**What the task requires**.
Your task is to give the listing below back word for word, pictures excluded.

**Information provided**.
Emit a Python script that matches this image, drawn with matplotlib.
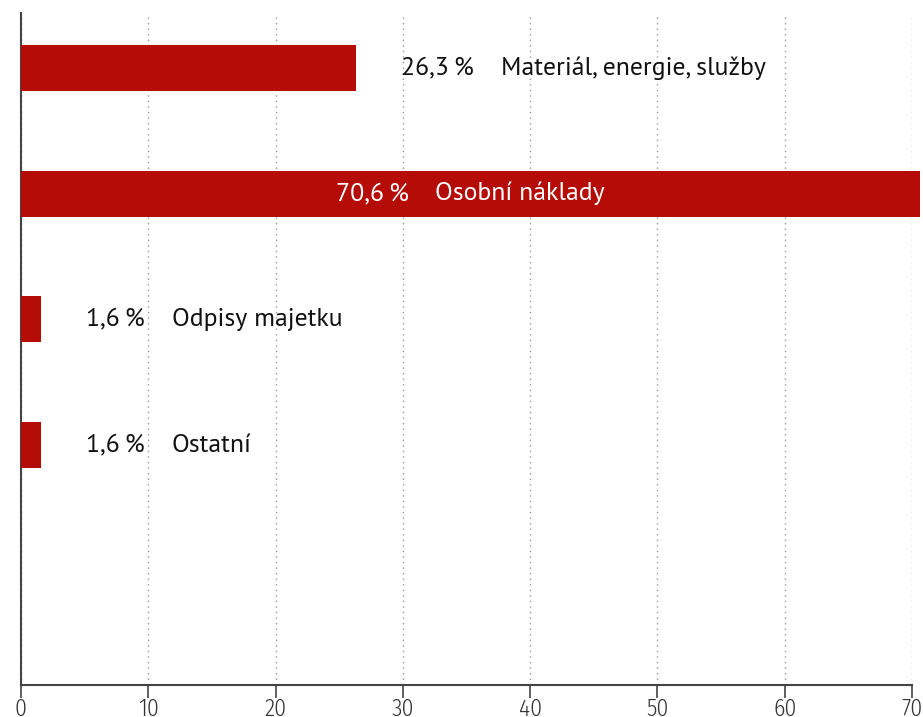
import matplotlib
matplotlib.use("Agg")
import matplotlib.pyplot as plt
from matplotlib.offsetbox import TextArea, HPacker, AnnotationBbox

categories = ["Materiál, energie, služby", "Osobní náklady", "Odpisy majetku", "Ostatní"]
values = [26.3, 70.6, 1.6, 1.6]
pct_labels = ["26,3\u2009%", "70,6\u2009%", "1,6\u2009%", "1,6\u2009%"]
xticks = [0, 10, 20, 30, 40, 50, 60, 70]

BAR = "#B50C07"
W, H = 923, 717
fig = plt.figure(figsize=(W / 100, H / 100), dpi=100)
ax = fig.add_axes([21 / W, (717 - 685) / H, (912 - 21) / W, (685 - 13) / H])

ypos = list(range(len(values)))
ax.barh(ypos, values, height=0.366, color=BAR, zorder=3, clip_on=False)

ax.set_xlim(0, 70)
ax.set_ylim(4.909, -0.4375)
ax.set_yticks([])
ax.set_xticks(xticks)
ax.set_xticklabels([str(t) for t in xticks],
                   family=["Fira Sans Condensed", "DejaVu Sans"], fontweight=300,
                   fontsize=17, color="#333333")
ax.tick_params(axis="x", length=9, width=1.2, color="#444444", pad=0)
for s in ["top", "right"]:
    ax.spines[s].set_visible(False)
for s in ["left", "bottom"]:
    ax.spines[s].set_color("#444444")
    ax.spines[s].set_linewidth(1.5)
ax.xaxis.grid(True, linestyle=(0, (1, 3)), color="#999999", linewidth=1.0, zorder=0)
ax.set_axisbelow(True)

font = ["PT Sans", "DejaVu Sans"]
fs = 18.5
px = 72 / 100
for i, (v, p, c) in enumerate(zip(values, pct_labels, categories)):
    inside = v > 50
    col = "white" if inside else "#111111"
    tp = dict(fontsize=fs, color=col, family=font, fontweight="normal")
    box = HPacker(children=[TextArea(p, textprops=tp), TextArea(c, textprops=tp)],
                  align="baseline", pad=0, sep=27 * px)
    if inside:
        ab = AnnotationBbox(box, (v / 2, i), xycoords="data", box_alignment=(0.5, 0.5),
                            frameon=False, pad=0, zorder=5, annotation_clip=False)
    else:
        ab = AnnotationBbox(box, (v, i), xycoords="data", xybox=(45 * px, 0),
                            boxcoords="offset points", box_alignment=(0, 0.5),
                            frameon=False, pad=0, zorder=5, annotation_clip=False)
    ax.add_artist(ab)

fig.savefig("out.png", dpi=100)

**Answer to the problem**.
Emit a Python script that matches this image, drawn with matplotlib.
import matplotlib
matplotlib.use("Agg")
import matplotlib.pyplot as plt
from matplotlib.offsetbox import TextArea, HPacker, AnnotationBbox

categories = ["Materiál, energie, služby", "Osobní náklady", "Odpisy majetku", "Ostatní"]
values = [26.3, 70.6, 1.6, 1.6]
pct_labels = ["26,3\u2009%", "70,6\u2009%", "1,6\u2009%", "1,6\u2009%"]
xticks = [0, 10, 20, 30, 40, 50, 60, 70]

BAR = "#B50C07"
W, H = 923, 717
fig = plt.figure(figsize=(W / 100, H / 100), dpi=100)
ax = fig.add_axes([21 / W, (717 - 685) / H, (912 - 21) / W, (685 - 13) / H])

ypos = list(range(len(values)))
ax.barh(ypos, values, height=0.366, color=BAR, zorder=3, clip_on=False)

ax.set_xlim(0, 70)
ax.set_ylim(4.909, -0.4375)
ax.set_yticks([])
ax.set_xticks(xticks)
ax.set_xticklabels([str(t) for t in xticks],
                   family=["Fira Sans Condensed", "DejaVu Sans"], fontweight=300,
                   fontsize=17, color="#333333")
ax.tick_params(axis="x", length=9, width=1.2, color="#444444", pad=0)
for s in ["top", "right"]:
    ax.spines[s].set_visible(False)
for s in ["left", "bottom"]:
    ax.spines[s].set_color("#444444")
    ax.spines[s].set_linewidth(1.5)
ax.xaxis.grid(True, linestyle=(0, (1, 3)), color="#999999", linewidth=1.0, zorder=0)
ax.set_axisbelow(True)

font = ["PT Sans", "DejaVu Sans"]
fs = 18.5
px = 72 / 100
for i, (v, p, c) in enumerate(zip(values, pct_labels, categories)):
    inside = v > 50
    col = "white" if inside else "#111111"
    tp = dict(fontsize=fs, color=col, family=font, fontweight="normal")
    box = HPacker(children=[TextArea(p, textprops=tp), TextArea(c, textprops=tp)],
                  align="baseline", pad=0, sep=27 * px)
    if inside:
        ab = AnnotationBbox(box, (v / 2, i), xycoords="data", box_alignment=(0.5, 0.5),
                            frameon=False, pad=0, zorder=5, annotation_clip=False)
    else:
        ab = AnnotationBbox(box, (v, i), xycoords="data", xybox=(45 * px, 0),
                            boxcoords="offset points", box_alignment=(0, 0.5),
                            frameon=False, pad=0, zorder=5, annotation_clip=False)
    ax.add_artist(ab)

fig.savefig("out.png", dpi=100)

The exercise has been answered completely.